Читаем Смелянский, А. полностью

Спектакль был сыгран в основном молодыми актерами, вчерашними додинскими студентами. Студенты были хо­рошо выучены, а Додин был к тому же вооружен опытом Любимова и его «Деревянных коней» (в основе которых, напомню, тоже лежала проза Абрамова). Колхозную сагу должны были сыграть городские мальчики и девочки, толь­ко что вышедшие из стен школы.

Начали не с изобретений, а с воспоминаний. Вспомни­ли, как некогда в ранние годы МХТ актеры ходили на Хит- ров рынок «изучать жизнь» (перед тем как поставить «На дне» Горького). Вот точно так же Додин со своими актера­ми двинулся на реку Пинегу под смешки театральных обывателей. Они прожили лето на Севере, в абрамовской деревне, существовавшей так, как будто война еще не за­кончилась. Они изучили и освоили народную речь, тот осо­бый северный говор и интонацию, в которую неоттор­жимо впечатана душа человека. В самом этом говоре они об­наружили десятки оттенков, которые потом виртуозно ис­пользовались на сцене. То было не подражание народной речи, всегда неловкое. Нет, то был интонационный образ народной жизни, который откликался образу изобразитель­ному.

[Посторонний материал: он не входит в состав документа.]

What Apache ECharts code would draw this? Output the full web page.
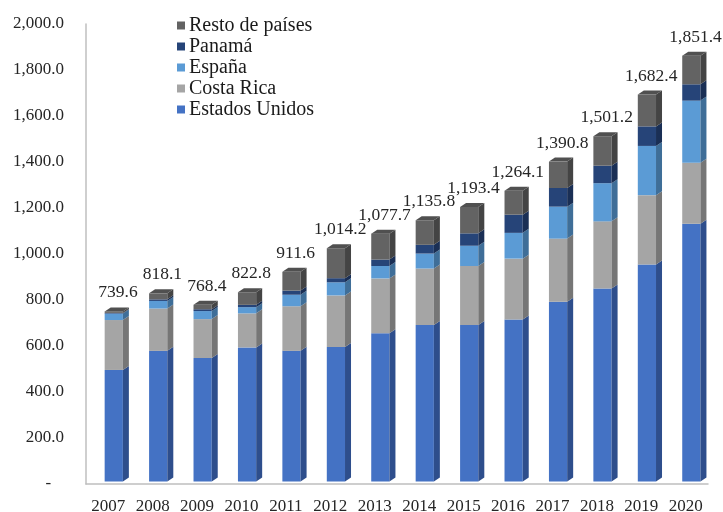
<!DOCTYPE html>
<html>
<head>
<meta charset="utf-8">
<script src="https://cdn.jsdelivr.net/npm/echarts@6/dist/echarts.min.js"></script>
<style>html,body{margin:0;padding:0;background:#fff;}#c{width:723px;height:512px;}</style>
</head>
<body>
<div id="c"></div>
<script>
const years = ['2007','2008','2009','2010','2011','2012','2013','2014','2015','2016','2017','2018','2019','2020'];
const estadosUnidos = [485, 568, 537, 583, 568, 585, 645, 680, 680, 704, 782, 839, 943, 1121];
const costaRica     = [217, 184, 169, 148, 194, 224, 238, 246, 257, 265, 274, 292, 302, 265];
const espana        = [28, 33, 35, 27, 50, 57, 54, 65, 88, 112, 139, 166, 214, 270];
const panama        = [3, 7, 8, 10, 18, 18, 28, 38, 54, 79, 81, 76, 85, 71];
const resto         = [6.6, 26.1, 19.4, 54.8, 81.6, 130.2, 112.7, 106.8, 114.4, 104.1, 114.8, 128.2, 138.4, 124.4];
const totals        = [739.6, 818.1, 768.4, 822.8, 911.6, 1014.2, 1077.7, 1135.8, 1193.4, 1264.1, 1390.8, 1501.2, 1682.4, 1851.4];
const yTicks = [0, 200, 400, 600, 800, 1000, 1200, 1400, 1600, 1800, 2000];

const seriesDefs = [
  {name: 'Estados Unidos', values: estadosUnidos, color: '#4472C4', side: '#2E4E8C', top: '#5A84CF'},
  {name: 'Costa Rica', values: costaRica, color: '#A5A5A5', side: '#767676', top: '#B5B5B5'},
  {name: 'España', values: espana, color: '#5B9BD5', side: '#3F6E98', top: '#6FA9DC'},
  {name: 'Panamá', values: panama, color: '#264478', side: '#1A2F55', top: '#33558C'},
  {name: 'Resto de países', values: resto, color: '#636363', side: '#444444', top: '#505050'}
];

const FONT = '"Liberation Serif", "DejaVu Serif", serif';
const fmt = v => v.toLocaleString('en-US', {minimumFractionDigits: 1, maximumFractionDigits: 1});

const cum = years.map(() => 0);
const series = seriesDefs.map((s, si) => {
  const data = s.values.map((v, j) => {
    const lo = cum[j];
    cum[j] += v;
    return [j, lo, cum[j]];
  });
  const isTop = si === seriesDefs.length - 1;
  return {
    name: s.name,
    type: 'custom',
    itemStyle: {color: s.color},
    encode: {x: 0, y: [1, 2]},
    data: data,
    z: 2,
    renderItem: function (params, api) {
      const j = api.value(0), lo = api.value(1), hi = api.value(2);
      const pLo = api.coord([j, lo]);
      const pHi = api.coord([j, hi]);
      const bw = api.size([1, 0])[0];
      const lift = 2.5, dx = 6, dy = 4;
      const w = 0.41 * bw;
      const xl = pLo[0] - 0.08 * bw;
      const xr = xl + w;
      const yb = pLo[1] - lift, yt = pHi[1] - lift;
      const children = [
        {type: 'rect', shape: {x: xl, y: yt, width: w, height: yb - yt}, style: {fill: s.color}},
        {type: 'polygon', shape: {points: [[xr, yt], [xr + dx, yt - dy], [xr + dx, yb - dy], [xr, yb]]}, style: {fill: s.side}}
      ];
      if (isTop) {
        children.push({type: 'polygon', shape: {points: [[xl, yt], [xl + dx, yt - dy], [xr + dx, yt - dy], [xr, yt]]}, style: {fill: s.top}});
      }
      return {type: 'group', children: children};
    }
  };
});

series.push({
  name: 'totals',
  type: 'custom',
  encode: {x: 0, y: 1},
  data: totals.map((t, j) => [j, t]),
  z: 3,
  renderItem: function (params, api) {
    const j = api.value(0), t = api.value(1);
    const p = api.coord([j, t]);
    const bw = api.size([1, 0])[0];
    return {
      type: 'text',
      style: {
        x: p[0] + 0.22 * bw,
        y: p[1] - 21,
        text: fmt(t),
        fill: '#262626',
        font: '17.5px ' + FONT,
        align: 'center',
        verticalAlign: 'middle'
      }
    };
  }
});

const chart = echarts.init(document.getElementById('c'), null, {renderer: 'canvas'});
chart.setOption({
  animation: false,
  backgroundColor: '#ffffff',
  grid: {left: 86, right: 15, top: 24, bottom: 28, containLabel: false, outerBoundsMode: 'none'},
  legend: {
    data: ['Resto de países', 'Panamá', 'España', 'Costa Rica', 'Estados Unidos'],
    orient: 'vertical',
    left: 172,
    top: 10,
    icon: 'rect',
    itemWidth: 8,
    itemHeight: 8,
    itemGap: 0,
    textStyle: {fontFamily: FONT, fontSize: 20, color: '#1a1a1a', lineHeight: 21, padding: [0, 0, 0, -1]}
  },
  xAxis: {
    type: 'category',
    data: years,
    axisLine: {lineStyle: {color: '#BFBFBF', width: 1.5}},
    axisTick: {show: false},
    axisLabel: {fontFamily: FONT, fontSize: 17, color: '#262626', margin: 14}
  },
  yAxis: {
    type: 'value',
    min: 0,
    max: 2000,
    interval: 200,
    splitLine: {show: false},
    axisLine: {show: true, lineStyle: {color: '#BFBFBF', width: 1.5}},
    axisTick: {show: false},
    axisLabel: {
      fontFamily: FONT, fontSize: 17, color: '#262626', margin: 22,
      padding: [5, 0, 0, 0],
      formatter: v => (yTicks.indexOf(v) >= 0 && v === 0) ? '-   ' : fmt(v)
    }
  },
  series: series
});
</script>
</body>
</html>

Прямо по центру сцены стоял большой щит, вроде сте­ны деревенской избы, сбитой из старых, выщербленных бревен. По бокам от порталов раскачивались на оси две длинные деревянные жерди, которые могли замкнуть сце­ну или, напротив, распахнуть ее для тех, кто захочет сюда войти. Потом на сцену бросят луч света, замелькают на бре­венчатом «экране» кадры военной кинохроники, прозву­чит по радио знакомый голос с грузинским акцентом. Ста­лин обратится к советскому народу, но не к «товарищам», а к «братьям и сестрам». Бывший семинарист в критический момент вспомнит Священное писание и поменяет узако­ненную им самим лексику. Затем деревянный «экран» под­нимется вверх и откроет за собой группу людей, напряжен­но вглядывающихся вдаль. Стоп-кадр. Застывший эпиграф. Из канувшей эпохи, из прошлого смотрят на нас те самые «братья и сестры».

Деревянный «занавес» Кочергина окажется сродни шер­стяному занавесу Боровского в «Гамлете». Он также будет бесконечно преображаться, открывая запасы метафориче­ской энергии: то перед нами потолок избы, то полог не­ба, то земля, то колыбель любви, то гнетущий образ все равняющей смерти.

В двух вечерах пекашинской летописи Додин восстанав­ливал целую эпоху послевоенной жизни. Он занял в спек­такле почти пятьдесят человек и сумел объединить их единой художественной волей. Коллективный образ выми­рающей деревни был воссоздан с той душевной затратой, которая заставляла вспоминать о раннем МХТ или моло­дом «Современнике».

Понятию «народная сцена», опошленному десятилетия­ми имитаций, был возвращен изначальный смысл. Актер приучался к новой театральной грамматике, к скульптур­ному и музыкальному ощущению пространства. На деревен­ском материале Додин творил визуальный театр, который на Западе знают по работам Тадеуша Кантора или Роберта Уилсона. Только здесь литература не была второстепенной.

Тут учили не только видеть, но учили жить. Без этого «учи­тельства» театральный эпос в России не состоятелен.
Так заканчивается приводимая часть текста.